Scandals over drug abuse in sports have been prevalent in recent times. Cheating with performance-enhancing drugs (PEDs) has, for example, brought down some of the best home-run sluggers in Major League Baseball, famous Ultimate Fighting Championship warriors, world-class cyclers, and Olympic track and field competitors.
In North America horse racing, the second-place finisher in the 2016 Breeders’ Cup Sprint was disqualified over a failed steroid test, provoking calls for change, particularly with respect to out-of-competition testing.
People who truly care about horse racing are strongly in favor of improved drug-testing policies and procedures that will enhance the sport’s integrity, especially among bettors. But expectations about the outcomes should be optimistic yet tempered with a healthy dose of realism. There is no panacea and ridding a sport of drug abuse is an elusive moving target.
Consider what George Karl, who coached six National Basketball Association teams during his career and has written a book about his experiences–titled “Furious George: My Forty Years Surviving Divas, Clueless GMs, and Poor Shot Selection”–has to say about drug abuse in the NBA:
“We’ve got a more thorough drug-testing program than the NFL or MLB, which we always brag about. But we’ve still got a drug issue, though a different one than thirty years ago. And this one bothers me more than the dumbasses who got in trouble with recreational drugs.
I’m talking about performance-enhancing drugs—like steroids, human growth hormone, and so on. It’s obvious some of our players are doping. How are some guys getting older—yet thinner and fitter? How are they recovering from injuries so fast? Why the hell are they going to Germany in the off-season? I doubt it’s for the sauerkraut.

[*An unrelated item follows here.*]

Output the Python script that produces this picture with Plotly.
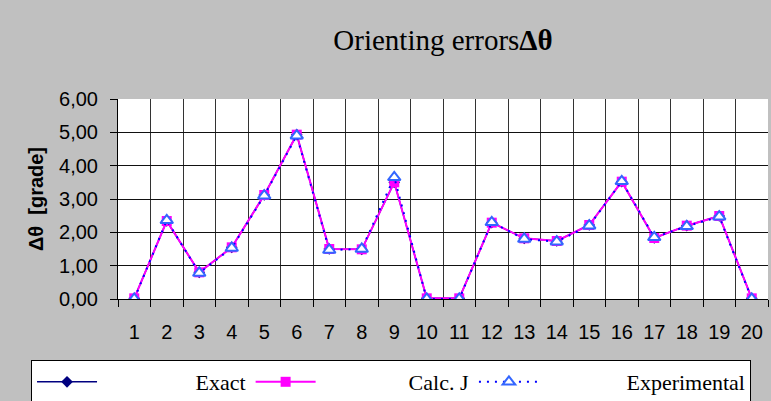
import plotly.graph_objects as go

categories = [str(i) for i in range(1, 21)]
exact = [0.02, 2.34, 0.80, 1.55, 3.12, 4.93, 1.50, 1.49, 3.50, 0.02,
         0.02, 2.29, 1.82, 1.74, 2.22, 3.52, 1.83, 2.20, 2.49, 0.02]
calc_j = [0.02, 2.34, 0.80, 1.55, 3.12, 4.93, 1.50, 1.49, 3.50, 0.02,
          0.02, 2.29, 1.82, 1.74, 2.22, 3.52, 1.83, 2.20, 2.49, 0.02]
experimental = [0.00, 2.36, 0.78, 1.53, 3.10, 4.90, 1.47, 1.50, 3.65, 0.00,
                0.00, 2.30, 1.80, 1.72, 2.20, 3.53, 1.85, 2.18, 2.47, 0.00]
y_ticks = [0, 1, 2, 3, 4, 5, 6]

NB = "\u00a0"

fig = go.Figure()
fig.add_trace(go.Scatter(
    x=categories, y=exact, name=NB * 17 + "Exact", mode="lines+markers",
    line=dict(color="#000080", width=1.5),
    marker=dict(symbol="diamond", size=9, color="#000080")))
fig.add_trace(go.Scatter(
    x=categories, y=calc_j, name=NB * 16 + "Calc. J", mode="lines+markers",
    line=dict(color="#ff00ff", width=2),
    marker=dict(symbol="square", size=10, color="#ff00ff")))
fig.add_trace(go.Scatter(
    x=categories, y=experimental, name=NB * 15 + "Experimental<br>" + NB * 15 + "deviations",
    mode="lines+markers",
    line=dict(color="#0000ff", width=2, dash="2px,6px"),
    marker=dict(symbol="triangle-up", size=11, color="white",
                line=dict(color="#3366ff", width=2))))

fig.update_layout(
    width=771, height=401,
    paper_bgcolor="#c0c0c0", plot_bgcolor="white",
    margin=dict(l=118, r=3, t=99, b=102, autoexpand=False),
    separators=", ",
    title=dict(text="Orienting errors<b>Δθ</b>", x=0.5, xref="paper",
               y=0.9, yanchor="middle",
               font=dict(family="Liberation Serif", size=29, color="black")),
    font=dict(family="Liberation Sans", size=20, color="black"),
    showlegend=True,
    legend=dict(orientation="h", x=-0.1338, xanchor="left", y=-0.305, yanchor="top",
                bgcolor="white", bordercolor="black", borderwidth=1,
                font=dict(family="Liberation Serif", size=22, color="black"),
                itemwidth=60, valign="top", traceorder="normal"),
)
fig.update_xaxes(
    type="category", range=[-0.5, 19.5], tickson="boundaries", tickangle=0,
    ticks="outside", ticklen=7, tickcolor="black", ticklabelstandoff=15,
    showgrid=True, gridcolor="#333333", gridwidth=1,
    showline=True, linecolor="black", linewidth=1,
    tickfont=dict(family="Liberation Sans", size=20), zeroline=False)
fig.update_yaxes(
    range=[0, 6], tickvals=y_ticks, tickformat=".2f",
    ticks="outside", ticklen=7, tickcolor="black", ticklabelstandoff=8,
    showgrid=True, gridcolor="#111111", gridwidth=1,
    showline=True, linecolor="black", linewidth=1, zeroline=False,
    tickfont=dict(family="Liberation Sans", size=20),
    title=dict(text="<b>Δθ  [grade]</b>", standoff=10,
               font=dict(family="Liberation Sans", size=20)))

fig.write_html("out.html", config={"displayModeBar": False},
               post_script="document.body.style.margin='0';")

More likely it’s for the newest, hard-to-detect blood boosters and PEDs they have in Europe. Unfortunately, drug testing always seems to be a couple steps behind drug hiding. Lance Armstrong never failed a drug test. I think we want the best athletes to succeed, not the biggest, richest cheaters employing the best scientists. But I don’t know what to do about it.”
As in the NBA, it is a given that cheaters in horse racing will always be searching for creative ways and new PEDs to thwart drug testing. This, of course, should be an incentive for state-of-the-art in-competition testing and out-of-competition testing. Alas, the money required to do so is not always available to state horse racing commissions. Thus George Karl’s admission that “I don’t know what to do about [drug cheating in the NBA]” also, to a large extent, plagues horse racing officials.
Copyright © 2016 Horse Racing Business
It is OBVIOUS who is cheating in racing – the 20% trainer (name edited out) of a ten MILLION dollar net worth …
Your series of posts on drugs in racing are the best I’ve seen published anywhere. You put your finger on the issues and called out the problems with enforcers and enforcement. Until racing authorities get serious and walk the talk drugs will continue to tarnish the sport.
Yes, there is widespread cheating in horse racing. If each state would require EVERY DRUG (administered to any horse, whether stabled at the track or elsewhere, while in or out of competition) including dosage, date of delivery, etc. to be reported to the State Commission, stewards, etc., we would soon see who is cheating by checking the results to the drug delivery records. The crooks get around it now because they know which dosage strengths and delivery times they can play with so when the do get post race testing they past the test. This is ludicrous.